Instructions to follow
Return the listing below verbatim. Pictures do not belong in the copy.
··· Data provided
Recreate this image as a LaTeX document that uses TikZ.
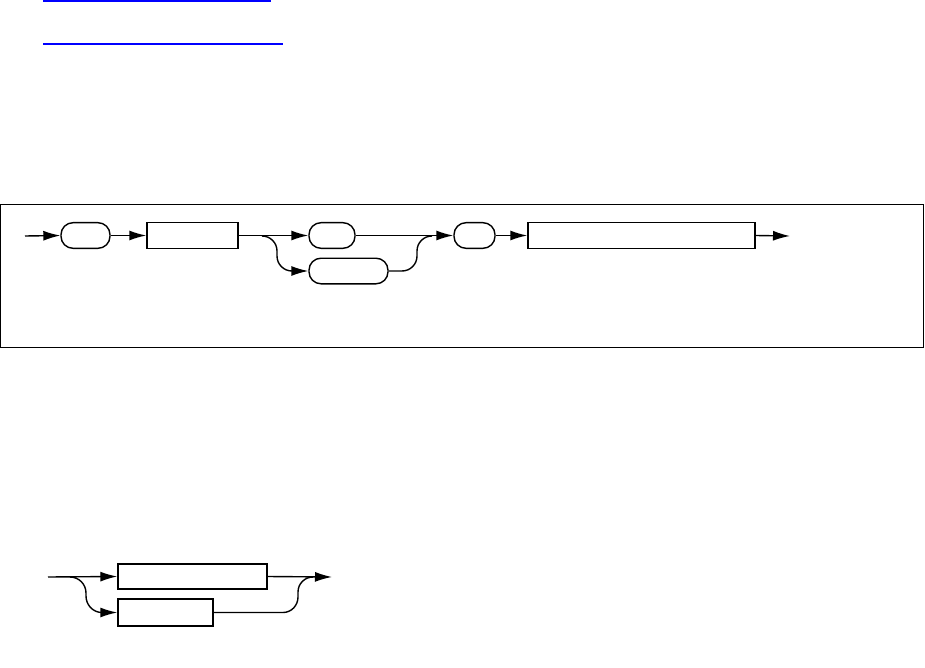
\documentclass[tikz,border=0pt]{standalone}
\usepackage{tikz}
\usetikzlibrary{arrows.meta}
\begin{document}
\begin{tikzpicture}[x=1pt, y=-1pt, line width=1.4pt, >={Latex[length=17pt,width=10pt]},
  term/.style={draw, rounded corners=12pt, minimum height=25.6pt, inner sep=0pt},
  nterm/.style={draw, minimum height=25.6pt, inner sep=0pt},
  link/.style={draw=blue, line width=1.2pt},
  frame/.style={draw, line width=0.9pt}]
\useasboundingbox (0,0) rectangle (925,668);
% links
\draw[link] (43,1) -- (271,1);
\draw[link] (43,44) -- (283,44);
% upper diagram
\draw[frame] (0.5,204.5) rectangle (923,347);
\coordinate (in1) at (25,236);
\node[term, minimum width=49pt]   (t1) at (85.5,235.5) {};
\node[nterm, minimum width=91pt]  (n1) at (192.5,235.5) {};
\node[term, minimum width=46pt]   (t2) at (332,235.5) {};
\node[term, minimum width=79pt]   (t3) at (348.5,271) {};
\node[term, minimum width=41pt]   (t4) at (474.5,235.5) {};
\node[nterm, minimum width=227pt] (n2) at (641.5,235.5) {};
\coordinate (out1) at (790,236);
\coordinate (s1) at (262,236);
\coordinate (j1) at (432,236);
\draw[->] (in1) -- (t1.west);
\draw[->] (t1.east) -- (n1.west);
\draw[->] (n1.east) -- (t2.west);
\draw[->] (s1) to[out=0,in=90] (277,251) -- (277,256) to[out=-90,in=180] (292,271) -- (t3.west);
\draw[->] (t2.east) -- (t4.west);
\draw (t3.east) -- (402,271) to[out=0,in=-90] (417,256) -- (417,251) to[out=90,in=180] (j1);
\draw[->] (t4.east) -- (n2.west);
\draw[->] (n2.east) -- (out1);
% lower diagram
\coordinate (in2) at (48,577);
\node[nterm, minimum width=149pt, minimum height=25pt] (a1) at (192.5,576.5) {};
\node[nterm, minimum width=95pt, minimum height=27pt]  (a2) at (165.5,612.5) {};
\coordinate (out2) at (332,577);
\coordinate (s2) at (70,577);
\coordinate (j2) at (313,577);
\draw[->] (in2) -- (a1.west);
\draw[->] (s2) to[out=0,in=90] (86,593) -- (86,596) to[out=-90,in=180] (102,612.5) -- (a2.west);
\draw[->] (a1.east) -- (out2);
\draw (a2.east) -- (283,612.5) to[out=0,in=-90] (298,597) -- (298,592) to[out=90,in=180] (j2);
\end{tikzpicture}
\end{document}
······
Solution below
Recreate this image as a LaTeX document that uses TikZ.
\documentclass[tikz,border=0pt]{standalone}
\usepackage{tikz}
\usetikzlibrary{arrows.meta}
\begin{document}
\begin{tikzpicture}[x=1pt, y=-1pt, line width=1.4pt, >={Latex[length=17pt,width=10pt]},
  term/.style={draw, rounded corners=12pt, minimum height=25.6pt, inner sep=0pt},
  nterm/.style={draw, minimum height=25.6pt, inner sep=0pt},
  link/.style={draw=blue, line width=1.2pt},
  frame/.style={draw, line width=0.9pt}]
\useasboundingbox (0,0) rectangle (925,668);
% links
\draw[link] (43,1) -- (271,1);
\draw[link] (43,44) -- (283,44);
% upper diagram
\draw[frame] (0.5,204.5) rectangle (923,347);
\coordinate (in1) at (25,236);
\node[term, minimum width=49pt]   (t1) at (85.5,235.5) {};
\node[nterm, minimum width=91pt]  (n1) at (192.5,235.5) {};
\node[term, minimum width=46pt]   (t2) at (332,235.5) {};
\node[term, minimum width=79pt]   (t3) at (348.5,271) {};
\node[term, minimum width=41pt]   (t4) at (474.5,235.5) {};
\node[nterm, minimum width=227pt] (n2) at (641.5,235.5) {};
\coordinate (out1) at (790,236);
\coordinate (s1) at (262,236);
\coordinate (j1) at (432,236);
\draw[->] (in1) -- (t1.west);
\draw[->] (t1.east) -- (n1.west);
\draw[->] (n1.east) -- (t2.west);
\draw[->] (s1) to[out=0,in=90] (277,251) -- (277,256) to[out=-90,in=180] (292,271) -- (t3.west);
\draw[->] (t2.east) -- (t4.west);
\draw (t3.east) -- (402,271) to[out=0,in=-90] (417,256) -- (417,251) to[out=90,in=180] (j1);
\draw[->] (t4.east) -- (n2.west);
\draw[->] (n2.east) -- (out1);
% lower diagram
\coordinate (in2) at (48,577);
\node[nterm, minimum width=149pt, minimum height=25pt] (a1) at (192.5,576.5) {};
\node[nterm, minimum width=95pt, minimum height=27pt]  (a2) at (165.5,612.5) {};
\coordinate (out2) at (332,577);
\coordinate (s2) at (70,577);
\coordinate (j2) at (313,577);
\draw[->] (in2) -- (a1.west);
\draw[->] (s2) to[out=0,in=90] (86,593) -- (86,596) to[out=-90,in=180] (102,612.5) -- (a2.west);
\draw[->] (a1.east) -- (out2);
\draw (a2.east) -- (283,612.5) to[out=0,in=-90] (298,597) -- (298,592) to[out=90,in=180] (j2);
\end{tikzpicture}
\end{document}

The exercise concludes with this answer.